Given information.

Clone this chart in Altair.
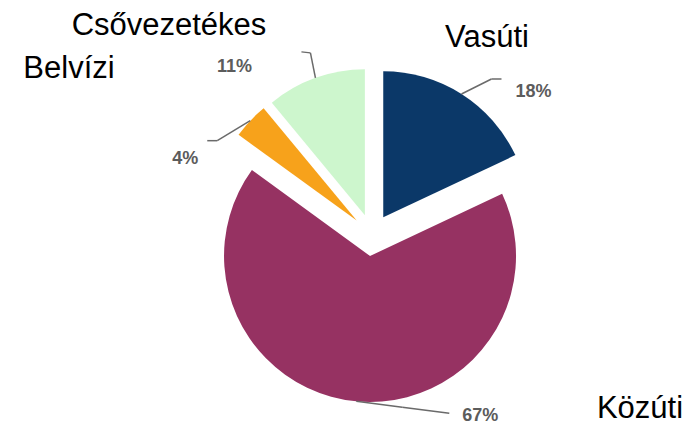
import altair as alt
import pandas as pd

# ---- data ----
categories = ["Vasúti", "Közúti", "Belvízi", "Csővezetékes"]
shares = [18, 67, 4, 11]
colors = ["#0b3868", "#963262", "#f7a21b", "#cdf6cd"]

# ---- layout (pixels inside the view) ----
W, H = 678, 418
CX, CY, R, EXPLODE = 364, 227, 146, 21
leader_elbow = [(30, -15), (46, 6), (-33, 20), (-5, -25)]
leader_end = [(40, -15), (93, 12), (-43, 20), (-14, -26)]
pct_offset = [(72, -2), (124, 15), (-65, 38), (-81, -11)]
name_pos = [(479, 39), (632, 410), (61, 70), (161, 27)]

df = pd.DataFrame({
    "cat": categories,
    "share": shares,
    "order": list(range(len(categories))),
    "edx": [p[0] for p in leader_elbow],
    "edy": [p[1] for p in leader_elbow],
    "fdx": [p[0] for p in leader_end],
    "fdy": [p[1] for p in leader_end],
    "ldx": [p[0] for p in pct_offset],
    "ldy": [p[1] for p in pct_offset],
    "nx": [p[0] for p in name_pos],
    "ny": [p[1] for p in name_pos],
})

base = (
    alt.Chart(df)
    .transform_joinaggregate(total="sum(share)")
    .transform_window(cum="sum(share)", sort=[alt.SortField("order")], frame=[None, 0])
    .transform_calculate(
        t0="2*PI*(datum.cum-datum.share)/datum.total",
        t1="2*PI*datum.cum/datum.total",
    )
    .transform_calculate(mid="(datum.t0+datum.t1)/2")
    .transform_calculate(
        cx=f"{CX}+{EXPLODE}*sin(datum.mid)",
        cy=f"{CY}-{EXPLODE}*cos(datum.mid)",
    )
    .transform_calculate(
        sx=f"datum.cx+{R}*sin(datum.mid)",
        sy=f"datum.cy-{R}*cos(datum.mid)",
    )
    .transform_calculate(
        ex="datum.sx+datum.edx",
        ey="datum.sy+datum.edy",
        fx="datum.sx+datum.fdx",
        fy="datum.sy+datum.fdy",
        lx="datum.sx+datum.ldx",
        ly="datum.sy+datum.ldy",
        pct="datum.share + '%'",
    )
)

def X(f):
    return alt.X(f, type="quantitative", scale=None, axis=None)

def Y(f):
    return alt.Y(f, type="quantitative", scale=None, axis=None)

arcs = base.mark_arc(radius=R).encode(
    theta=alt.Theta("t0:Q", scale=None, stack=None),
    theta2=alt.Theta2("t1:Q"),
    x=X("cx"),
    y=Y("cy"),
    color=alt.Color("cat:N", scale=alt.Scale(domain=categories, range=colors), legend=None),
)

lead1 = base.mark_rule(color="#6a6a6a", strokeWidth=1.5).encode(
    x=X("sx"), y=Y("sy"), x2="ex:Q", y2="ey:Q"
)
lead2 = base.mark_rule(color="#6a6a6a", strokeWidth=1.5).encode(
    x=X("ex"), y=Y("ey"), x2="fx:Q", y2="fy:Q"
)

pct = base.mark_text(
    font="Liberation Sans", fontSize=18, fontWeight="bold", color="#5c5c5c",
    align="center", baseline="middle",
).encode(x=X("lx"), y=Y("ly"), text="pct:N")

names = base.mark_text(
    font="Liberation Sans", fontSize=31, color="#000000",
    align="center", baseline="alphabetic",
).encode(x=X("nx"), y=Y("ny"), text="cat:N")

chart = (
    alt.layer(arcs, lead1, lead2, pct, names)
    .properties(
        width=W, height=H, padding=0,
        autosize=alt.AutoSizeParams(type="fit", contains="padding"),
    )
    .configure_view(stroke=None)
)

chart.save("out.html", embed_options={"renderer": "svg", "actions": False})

Your objective.
Without the pictures, copy the material exactly as given.

Answer.
Clone this chart in Altair.
import altair as alt
import pandas as pd

# ---- data ----
categories = ["Vasúti", "Közúti", "Belvízi", "Csővezetékes"]
shares = [18, 67, 4, 11]
colors = ["#0b3868", "#963262", "#f7a21b", "#cdf6cd"]

# ---- layout (pixels inside the view) ----
W, H = 678, 418
CX, CY, R, EXPLODE = 364, 227, 146, 21
leader_elbow = [(30, -15), (46, 6), (-33, 20), (-5, -25)]
leader_end = [(40, -15), (93, 12), (-43, 20), (-14, -26)]
pct_offset = [(72, -2), (124, 15), (-65, 38), (-81, -11)]
name_pos = [(479, 39), (632, 410), (61, 70), (161, 27)]

df = pd.DataFrame({
    "cat": categories,
    "share": shares,
    "order": list(range(len(categories))),
    "edx": [p[0] for p in leader_elbow],
    "edy": [p[1] for p in leader_elbow],
    "fdx": [p[0] for p in leader_end],
    "fdy": [p[1] for p in leader_end],
    "ldx": [p[0] for p in pct_offset],
    "ldy": [p[1] for p in pct_offset],
    "nx": [p[0] for p in name_pos],
    "ny": [p[1] for p in name_pos],
})

base = (
    alt.Chart(df)
    .transform_joinaggregate(total="sum(share)")
    .transform_window(cum="sum(share)", sort=[alt.SortField("order")], frame=[None, 0])
    .transform_calculate(
        t0="2*PI*(datum.cum-datum.share)/datum.total",
        t1="2*PI*datum.cum/datum.total",
    )
    .transform_calculate(mid="(datum.t0+datum.t1)/2")
    .transform_calculate(
        cx=f"{CX}+{EXPLODE}*sin(datum.mid)",
        cy=f"{CY}-{EXPLODE}*cos(datum.mid)",
    )
    .transform_calculate(
        sx=f"datum.cx+{R}*sin(datum.mid)",
        sy=f"datum.cy-{R}*cos(datum.mid)",
    )
    .transform_calculate(
        ex="datum.sx+datum.edx",
        ey="datum.sy+datum.edy",
        fx="datum.sx+datum.fdx",
        fy="datum.sy+datum.fdy",
        lx="datum.sx+datum.ldx",
        ly="datum.sy+datum.ldy",
        pct="datum.share + '%'",
    )
)

def X(f):
    return alt.X(f, type="quantitative", scale=None, axis=None)

def Y(f):
    return alt.Y(f, type="quantitative", scale=None, axis=None)

arcs = base.mark_arc(radius=R).encode(
    theta=alt.Theta("t0:Q", scale=None, stack=None),
    theta2=alt.Theta2("t1:Q"),
    x=X("cx"),
    y=Y("cy"),
    color=alt.Color("cat:N", scale=alt.Scale(domain=categories, range=colors), legend=None),
)

lead1 = base.mark_rule(color="#6a6a6a", strokeWidth=1.5).encode(
    x=X("sx"), y=Y("sy"), x2="ex:Q", y2="ey:Q"
)
lead2 = base.mark_rule(color="#6a6a6a", strokeWidth=1.5).encode(
    x=X("ex"), y=Y("ey"), x2="fx:Q", y2="fy:Q"
)

pct = base.mark_text(
    font="Liberation Sans", fontSize=18, fontWeight="bold", color="#5c5c5c",
    align="center", baseline="middle",
).encode(x=X("lx"), y=Y("ly"), text="pct:N")

names = base.mark_text(
    font="Liberation Sans", fontSize=31, color="#000000",
    align="center", baseline="alphabetic",
).encode(x=X("nx"), y=Y("ny"), text="cat:N")

chart = (
    alt.layer(arcs, lead1, lead2, pct, names)
    .properties(
        width=W, height=H, padding=0,
        autosize=alt.AutoSizeParams(type="fit", contains="padding"),
    )
    .configure_view(stroke=None)
)

chart.save("out.html", embed_options={"renderer": "svg", "actions": False})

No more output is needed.